You know that somewhere just
out of town is a finca with a ramshackle yard. There will be
makeshift pens harbouring a rescued donkey or two. There
will be twenty-seven cats looking puzzled and wondering
where their essential parts have gone. Dogs will look up at
you with sad brown eyes.
Wherever the English go
they immediately set up an animal sanctuary. There is a certain type of English
lady who likes to make sure all animals are properly
domesticated. There are rules by which animals should live
when in proximity to humans. Animals must at all costs be
sanitised, sterilised, and humanised. Some even think they
should be baptised, and when they die, properly burialised.
Wild animals are
something different. Where I currently live, across the
border in Portugal, there is a brisk trade in cats. It goes
like this. Martha realises that the end of her garden is
getting a bit out of hand. There are no less than three
feral cats ranging across the land. Feral cats are NOT
ALLOWED! Only domesticated cats are allowed on Martha's
land. There is only one thing to do. She gets out the cat
basket. It has a portcullis on the front. When a curious cat
goes inside to see what it's all about, the portcullis is
tripped, and the cat is captured.
You can hear the
swearing from a hundred yards. Martha backs up the car, puts
basket with swearing cat in the back, and drives several
miles to the river, over the bridge, and then, just to make
sure, she drives ten miles back up the river on the other
side, and then releases a by now hysterical cat.
Martha then puts the
basket back on the patch of land at the bottom of her garden
ready to catch the next curious cat. Before long peace
reigns in the garden as all the feral cats have been safely
transported across the water.
What this doesn't take
into account is the fact that another Martha, who is in fact
called Mary, lives on the other side of the river bank, and
when she finds these feral cats roaming around the
countryside, attacking her peace-loving domestic cats, and
spraying everywhere, she immediately reaches for her cat
basket with the portcullis drop. Hubby is commandeered to
drive the station wagon ten miles downstream to the bridge,
and the cats are duly released a suitable way from the
bridge on the other side of the river.
A brisk trade in
ferrying feral cats develops, and keeps the cats thoroughly
confused, and the local English community busy throughout
the long years of retirement.
Gangs of earnest ladies
are kept busy doing what some ladies have always seen as
their most important role in life, catching stray grumpy
male animals and cutting off their sexual parts. There is
obviously some cathartic pleasure in this. It makes the
males harmless, gets the females a quiet life, and keeps the
population down to manageable levels.
To support the
lifestyle of the English do-good lady abroad there needs to
be some income. The ideal way to get the funds to pay for
the vet to chop off a bit here and a bit there, and to pay
for the fencing and the food, and the basket with the
built-in portcullis, is to have a bring-and-buy sale, and
then start a charity shop.
There is one just
across the street. In I go. There are shelves of books in
English, books in German, and the occasional French novel.

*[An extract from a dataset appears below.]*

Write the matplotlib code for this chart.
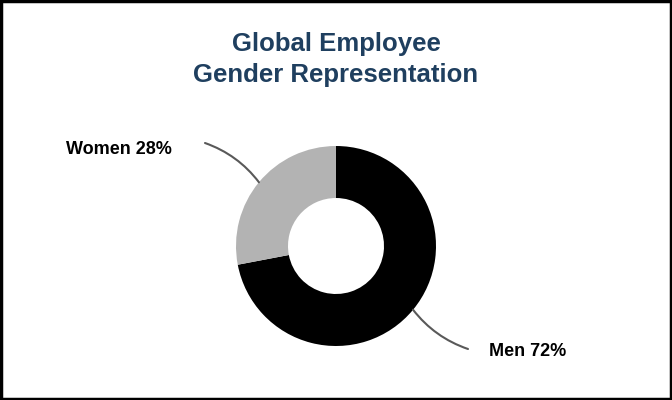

There are racks of clothes, and along one wall is a
collection of frightful furniture, on top of which are
spread some even more frightful nick-knacks.
On the back of the door
is a notice about rabbits. According to this notice I am
informed that one rabbit can produce a quarter of a million
rabbits in just two years. Odd, I always thought you needed
two to get things going.
English ladies abroad!
The locals must find them exceedingly odd.